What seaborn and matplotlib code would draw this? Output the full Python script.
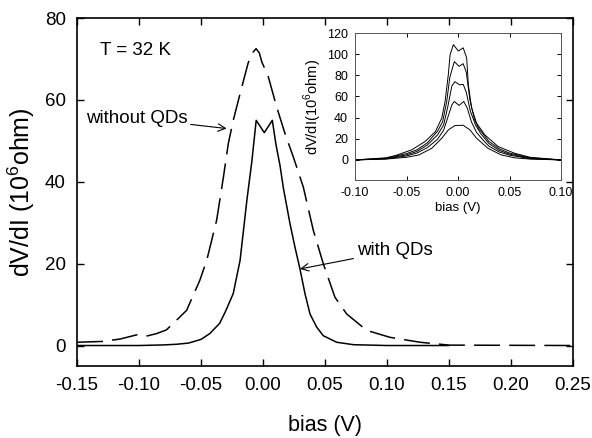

_ _ _

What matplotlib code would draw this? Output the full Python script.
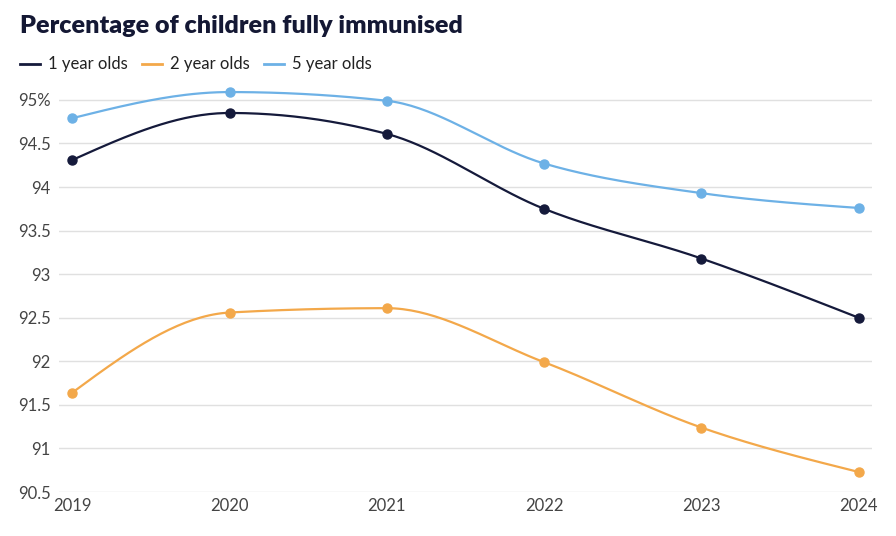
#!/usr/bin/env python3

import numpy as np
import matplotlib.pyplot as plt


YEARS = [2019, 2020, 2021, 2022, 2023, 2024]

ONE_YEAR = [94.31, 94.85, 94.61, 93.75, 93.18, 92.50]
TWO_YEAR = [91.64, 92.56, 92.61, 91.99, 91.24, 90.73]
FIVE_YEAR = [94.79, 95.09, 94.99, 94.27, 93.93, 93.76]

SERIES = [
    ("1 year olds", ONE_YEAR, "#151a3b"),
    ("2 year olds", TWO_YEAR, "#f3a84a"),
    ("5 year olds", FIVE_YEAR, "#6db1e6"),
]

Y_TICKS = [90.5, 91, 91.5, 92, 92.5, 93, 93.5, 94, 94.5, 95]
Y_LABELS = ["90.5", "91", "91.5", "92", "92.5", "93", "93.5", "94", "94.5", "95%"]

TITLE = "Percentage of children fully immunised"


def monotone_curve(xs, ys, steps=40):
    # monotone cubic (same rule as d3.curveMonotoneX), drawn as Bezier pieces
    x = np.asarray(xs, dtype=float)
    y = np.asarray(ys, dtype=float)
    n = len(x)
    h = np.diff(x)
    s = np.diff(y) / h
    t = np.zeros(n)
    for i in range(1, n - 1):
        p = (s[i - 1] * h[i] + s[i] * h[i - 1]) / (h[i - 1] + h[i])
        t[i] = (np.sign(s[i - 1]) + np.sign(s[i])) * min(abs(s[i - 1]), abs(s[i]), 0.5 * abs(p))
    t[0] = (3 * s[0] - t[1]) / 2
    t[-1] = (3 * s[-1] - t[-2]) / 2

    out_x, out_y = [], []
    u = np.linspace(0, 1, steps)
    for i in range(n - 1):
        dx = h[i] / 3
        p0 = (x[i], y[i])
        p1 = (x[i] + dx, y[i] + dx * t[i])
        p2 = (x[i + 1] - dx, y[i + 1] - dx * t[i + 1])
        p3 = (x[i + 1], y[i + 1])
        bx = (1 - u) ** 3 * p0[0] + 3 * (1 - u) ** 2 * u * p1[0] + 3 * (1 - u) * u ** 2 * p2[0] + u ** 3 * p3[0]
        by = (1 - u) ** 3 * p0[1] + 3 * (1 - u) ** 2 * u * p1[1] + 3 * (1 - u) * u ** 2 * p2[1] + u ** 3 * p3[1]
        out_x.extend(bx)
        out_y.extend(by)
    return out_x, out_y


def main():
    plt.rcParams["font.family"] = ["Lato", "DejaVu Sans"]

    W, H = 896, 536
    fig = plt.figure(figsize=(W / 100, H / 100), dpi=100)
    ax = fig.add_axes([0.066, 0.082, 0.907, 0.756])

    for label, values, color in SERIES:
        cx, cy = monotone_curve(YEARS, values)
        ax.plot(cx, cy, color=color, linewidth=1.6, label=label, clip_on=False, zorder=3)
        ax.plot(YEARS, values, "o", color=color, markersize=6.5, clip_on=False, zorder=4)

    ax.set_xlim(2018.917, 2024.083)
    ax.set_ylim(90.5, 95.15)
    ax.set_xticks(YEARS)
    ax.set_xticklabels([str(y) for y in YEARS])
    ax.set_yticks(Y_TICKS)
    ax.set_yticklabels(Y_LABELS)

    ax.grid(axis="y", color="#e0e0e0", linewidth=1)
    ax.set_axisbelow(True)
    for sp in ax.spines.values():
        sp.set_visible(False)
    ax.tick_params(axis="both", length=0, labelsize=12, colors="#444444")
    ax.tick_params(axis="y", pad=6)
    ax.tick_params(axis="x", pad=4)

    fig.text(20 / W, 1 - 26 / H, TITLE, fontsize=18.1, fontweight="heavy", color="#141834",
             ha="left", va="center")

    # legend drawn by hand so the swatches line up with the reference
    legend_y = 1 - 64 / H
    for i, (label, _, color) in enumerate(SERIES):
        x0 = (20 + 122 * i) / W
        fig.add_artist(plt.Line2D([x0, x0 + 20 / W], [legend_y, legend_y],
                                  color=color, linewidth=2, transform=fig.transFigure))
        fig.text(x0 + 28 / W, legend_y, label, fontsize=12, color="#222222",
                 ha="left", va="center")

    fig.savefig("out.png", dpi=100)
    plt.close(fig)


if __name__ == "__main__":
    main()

_ _ _

→ SHORT TASK
Only the lines between the line with "What matplotlib code" and the line with "of children fully", inclusive, should be reproduced, exactly as written and without pictures.

→ TASK OUTPUT
What matplotlib code would draw this? Output the full Python script.
#!/usr/bin/env python3

import numpy as np
import matplotlib.pyplot as plt


YEARS = [2019, 2020, 2021, 2022, 2023, 2024]

ONE_YEAR = [94.31, 94.85, 94.61, 93.75, 93.18, 92.50]
TWO_YEAR = [91.64, 92.56, 92.61, 91.99, 91.24, 90.73]
FIVE_YEAR = [94.79, 95.09, 94.99, 94.27, 93.93, 93.76]

SERIES = [
    ("1 year olds", ONE_YEAR, "#151a3b"),
    ("2 year olds", TWO_YEAR, "#f3a84a"),
    ("5 year olds", FIVE_YEAR, "#6db1e6"),
]

Y_TICKS = [90.5, 91, 91.5, 92, 92.5, 93, 93.5, 94, 94.5, 95]
Y_LABELS = ["90.5", "91", "91.5", "92", "92.5", "93", "93.5", "94", "94.5", "95%"]

TITLE = "Percentage of children fully immunised"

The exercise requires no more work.